GIVEN TASK
For the data below, transcribe the part that opens with the line containing "Rebuild this chart" and closes with the line containing "fig = go.Figure()", exactly and with no pictures.

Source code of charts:
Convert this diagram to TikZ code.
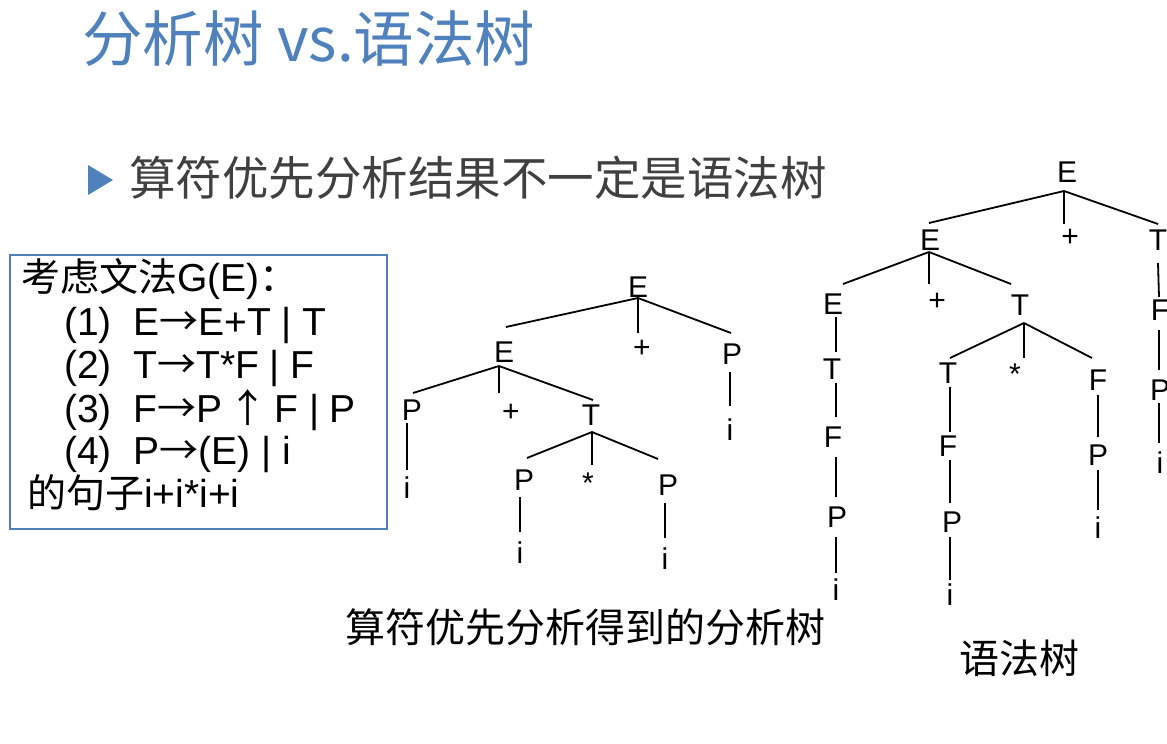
\documentclass[tikz,border=0pt]{standalone}
\usepackage{fontspec}
\setmainfont{Liberation Sans}
\newfontfamily\cjk{Noto Sans CJK SC}
\definecolor{titleblue}{HTML}{4F81BD}
\definecolor{subgray}{HTML}{404040}
\definecolor{boxblue}{HTML}{4F81BD}
\newcommand\lnk[6]{\draw[tl] ([xshift=#2pt,yshift=#3pt]#1.center) -- ([xshift=#5pt,yshift=#6pt]#4.center);}
\newcommand\ar{{\cjk →}}
\begin{document}
\begin{tikzpicture}[x=1pt,y=-1pt,
  lbl/.style={inner sep=0pt,font=\fontsize{30}{36}\selectfont},
  tl/.style={line width=1.8pt,black},
  btxt/.style={anchor=base west,inner sep=0pt,font=\fontsize{39}{45}\selectfont},
  cjktxt/.style={anchor=west,inner sep=0pt}]
\useasboundingbox (0,0) rectangle (1167,744);
\clip (0,0) rectangle (1167,744);
% title and subtitle
\node[cjktxt,text=titleblue,font=\cjk\fontsize{60.5}{68}\selectfont] (title) at (82,39) {分析树 vs.语法树};
\fill[titleblue] (88,165) -- (88,195) -- (113,180) -- cycle;
\node[cjktxt,text=subgray,font=\cjk\fontsize{46.5}{54}\selectfont] (sub) at (129,177.5) {算符优先分析结果不一定是语法树};
% grammar box
\draw[boxblue,line width=1.5pt] (10,255) rectangle (387,529);
\node[btxt] (g0) at (21,291) {{\cjk 考虑文法}G(E){\cjk ：}};
\node[btxt] (g1) at (64,335) {(1)\ \ E\ar E+T | T};
\node[btxt] (g2) at (64,378) {(2)\ \ T\ar T*F | F};
\node[btxt] (g3) at (64,422) {(3)\ \ F\ar P\,{\cjk ↑}\,F | P};
\node[btxt] (g4) at (64,464) {(4)\ \ P\ar(E) | i};
\node[btxt] (g5) at (27,507) {{\cjk 的句子}i+i*i+i};
% captions
\node[cjktxt,font=\cjk\fontsize{40}{48}\selectfont] (cap1) at (345,627.5) {算符优先分析得到的分析树};
\node[cjktxt,font=\cjk\fontsize{40}{48}\selectfont] (cap2) at (959,658.5) {语法树};
% tree 1 (operator precedence parse tree)
\node[lbl] (r1) at (638,287) {E};
\node[lbl] (e2) at (504,352) {E};
\node[lbl] (p1) at (642,349) {+};
\node[lbl] (q1) at (732,354) {P};
\node[lbl] (i1) at (730,430) {i};
\node[lbl] (q2) at (412,410) {P};
\node[lbl] (p2) at (511,413) {+};
\node[lbl] (t1) at (591,415) {T};
\node[lbl] (i2) at (407,488) {i};
\node[lbl] (q3) at (524,480) {P};
\node[lbl] (s1) at (588,483) {*};
\node[lbl] (q4) at (668,485) {P};
\node[lbl] (i3) at (520,553) {i};
\node[lbl] (i4) at (665,559) {i};
\lnk{r1}{0}{-11}{e2}{2}{25}
\lnk{r1}{0}{-11}{p1}{-4}{16}
\lnk{r1}{0}{-11}{q1}{-1}{21}
\lnk{q1}{-2}{-18}{i1}{0}{24}
\lnk{e2}{-5}{-14}{q2}{1}{17}
\lnk{e2}{-5}{-14}{p2}{-12}{20}
\lnk{e2}{-5}{-14}{t1}{2}{15}
\lnk{q2}{-5}{-13}{i2}{0}{18}
\lnk{t1}{1}{-17}{q3}{3}{22}
\lnk{t1}{1}{-17}{s1}{4}{18}
\lnk{t1}{1}{-17}{q4}{-10}{26}
\lnk{q3}{-4}{-17}{i3}{0}{21}
\lnk{q4}{-3}{-18}{i4}{0}{21}
% tree 2 (syntax tree)
\node[lbl] (R) at (1067,172) {E};
\node[lbl] (Ea) at (930,240) {E};
\node[lbl] (pa) at (1070,238) {+};
\node[lbl] (Ta) at (1158,240) {T};
\node[lbl] (Eb) at (833,304) {E};
\node[lbl] (pb) at (937,302) {+};
\node[lbl] (Tb) at (1020,305) {T};
\node[lbl] (Tc) at (832,369) {T};
\node[lbl] (Fc) at (833,437) {F};
\node[lbl] (Pc) at (837,517) {P};
\node[lbl] (ic) at (836,590) {i};
\node[lbl] (Td) at (948,373) {T};
\node[lbl] (sb) at (1015,374) {*};
\node[lbl] (Fd) at (1098,380) {F};
\node[lbl] (Fe) at (948,446) {F};
\node[lbl] (Pe) at (952,522) {P};
\node[lbl] (ie) at (950,595) {i};
\node[lbl] (Pf) at (1098,455) {P};
\node[lbl] (iff) at (1098,528) {i};
\node[lbl] (Fg) at (1160,310) {F};
\node[lbl] (Pg) at (1160,390) {P};
\node[lbl] (ig) at (1160,463) {i};
\lnk{R}{-3}{-19}{Ea}{-1}{17}
\lnk{R}{-3}{-19}{pa}{-6}{14}
\lnk{R}{-3}{-19}{Ta}{0}{16}
\lnk{Ea}{-1}{-12}{Eb}{10}{20}
\lnk{Ea}{-1}{-12}{pb}{-8}{18}
\lnk{Ea}{-1}{-12}{Tb}{-9}{21}
\lnk{Eb}{3}{-13}{Tc}{4}{17}
\lnk{Tc}{4}{-14}{Fc}{3}{20}
\lnk{Fc}{3}{-20}{Pc}{-1}{20}
\lnk{Pc}{-1}{-20}{ic}{0}{17}
\lnk{Tb}{4}{-18}{Td}{2}{15}
\lnk{Tb}{4}{-18}{sb}{9}{16}
\lnk{Tb}{4}{-18}{Fd}{-6}{22}
\lnk{Td}{2}{-14}{Fe}{2}{14}
\lnk{Fe}{2}{-14}{Pe}{-2}{19}
\lnk{Pe}{-2}{-15}{ie}{0}{15}
\lnk{Fd}{0}{-15}{Pf}{0}{18}
\lnk{Pf}{0}{-15}{iff}{0}{18}
\lnk{Ta}{0}{-23}{Fg}{-1}{13}
\lnk{Fg}{-1}{-20}{Pg}{-1}{20}
\lnk{Pg}{-1}{-13}{ig}{-1}{20}
\end{tikzpicture}
\end{document}
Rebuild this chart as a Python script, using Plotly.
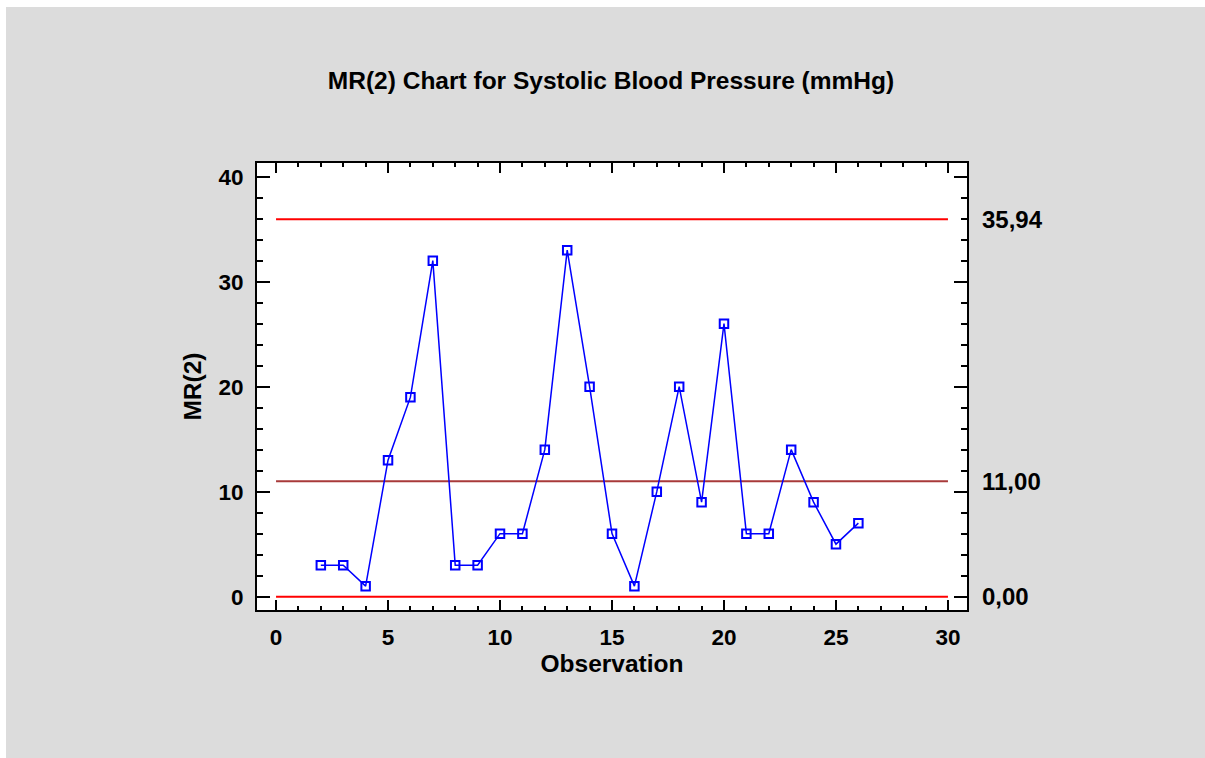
import plotly.graph_objects as go

# Data
observation = list(range(2, 27))
mr2 = [3, 3, 1, 13, 19, 32, 3, 3, 6, 6, 14, 33, 20, 6, 1, 10, 20, 9, 26, 6, 6, 14, 9, 5, 7]
ucl = 35.94
cl = 11.00
lcl = 0.0
limit_x = [0, 30]
limit_labels = ["35,94", "11,00", "0,00"]

W, H = 1205, 758
L, R, T, B = 257, 967, 163, 610
plot_w, plot_h = R - L, B - T

fig = go.Figure()

for val, col in [(ucl, "#ff0000"), (cl, "#a83a3a"), (lcl, "#ff0000")]:
    fig.add_trace(go.Scatter(x=limit_x, y=[val, val], mode="lines",
                             line=dict(color=col, width=2), hoverinfo="skip",
                             showlegend=False))

fig.add_trace(go.Scatter(x=observation, y=mr2, mode="lines+markers",
                         line=dict(color="#0000ff", width=1.5),
                         marker=dict(symbol="square-open", size=8.5,
                                     color="#0000ff", line=dict(width=2, color="#0000ff")),
                         showlegend=False))

for val, txt in zip([ucl, cl, lcl], limit_labels):
    fig.add_annotation(x=1, xref="paper", y=val, yref="y", text="<b>%s</b>" % txt,
                       showarrow=False, xanchor="left", yanchor="middle", xshift=13,
                       font=dict(family="Arial", size=24, color="black"))

# white border strips on top/left of the grey background
def px_x(p):
    return (p - L) / plot_w

def px_y(p):
    return (B - p) / plot_h

fig.add_shape(type="rect", xref="paper", yref="paper", x0=px_x(-5), x1=px_x(W + 5),
              y0=px_y(7), y1=px_y(-5), fillcolor="white", line=dict(width=0))
fig.add_shape(type="rect", xref="paper", yref="paper", x0=px_x(-5), x1=px_x(6),
              y0=px_y(H + 5), y1=px_y(-5), fillcolor="white", line=dict(width=0))

axis_common = dict(showgrid=False, zeroline=False, showline=True, linecolor="black",
                   linewidth=2, mirror="ticks", ticks="inside", tickcolor="black",
                   tickwidth=2, tickfont=dict(family="Arial", size=22.5, color="black"))

fig.update_xaxes(range=[-0.85, 30.85], dtick=5, tick0=0, ticklen=10,
                 minor=dict(dtick=1, ticks="inside", ticklen=4, tickwidth=2, tickcolor="black"),
                 title=dict(text="<b>Observation</b>", font=dict(family="Arial", size=24.5, color="black"),
                            standoff=5),
                 tickprefix="<b>", ticksuffix="</b>", ticklabelstandoff=6,
                 **axis_common)
fig.update_yaxes(range=[-1.27, 41.3], dtick=10, tick0=0, ticklen=13,
                 minor=dict(dtick=2, ticks="inside", ticklen=6, tickwidth=2, tickcolor="black"),
                 title=dict(text="<b>MR(2)</b>", font=dict(family="Arial", size=24.5, color="black"),
                            standoff=10),
                 tickprefix="<b>", ticksuffix="</b>", ticklabelstandoff=7,
                 **axis_common)

fig.update_layout(
    width=W, height=H,
    margin=dict(l=L, r=W - R, t=T, b=H - B, autoexpand=False),
    paper_bgcolor="#dcdcdc", plot_bgcolor="white",
    title=dict(text="<b>MR(2) Chart for Systolic Blood Pressure (mmHg)</b>",
               x=611 / W, xanchor="center", y=1 - 80 / H, yanchor="middle",
               yref="container", font=dict(family="Arial", size=24.5, color="black")),
    showlegend=False,
)

fig.write_html("out.html")
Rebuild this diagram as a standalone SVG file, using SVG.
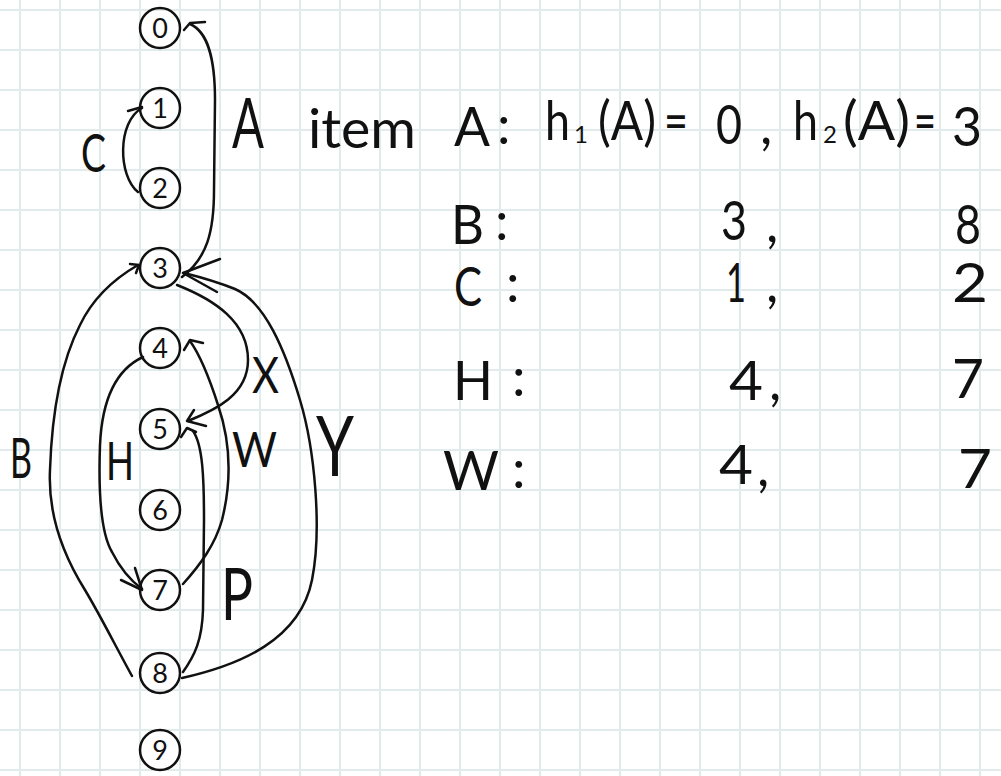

TASK ANSWER
Rebuild this chart as a Python script, using Plotly.
import plotly.graph_objects as go

# Data
observation = list(range(2, 27))
mr2 = [3, 3, 1, 13, 19, 32, 3, 3, 6, 6, 14, 33, 20, 6, 1, 10, 20, 9, 26, 6, 6, 14, 9, 5, 7]
ucl = 35.94
cl = 11.00
lcl = 0.0
limit_x = [0, 30]
limit_labels = ["35,94", "11,00", "0,00"]

W, H = 1205, 758
L, R, T, B = 257, 967, 163, 610
plot_w, plot_h = R - L, B - T

fig = go.Figure()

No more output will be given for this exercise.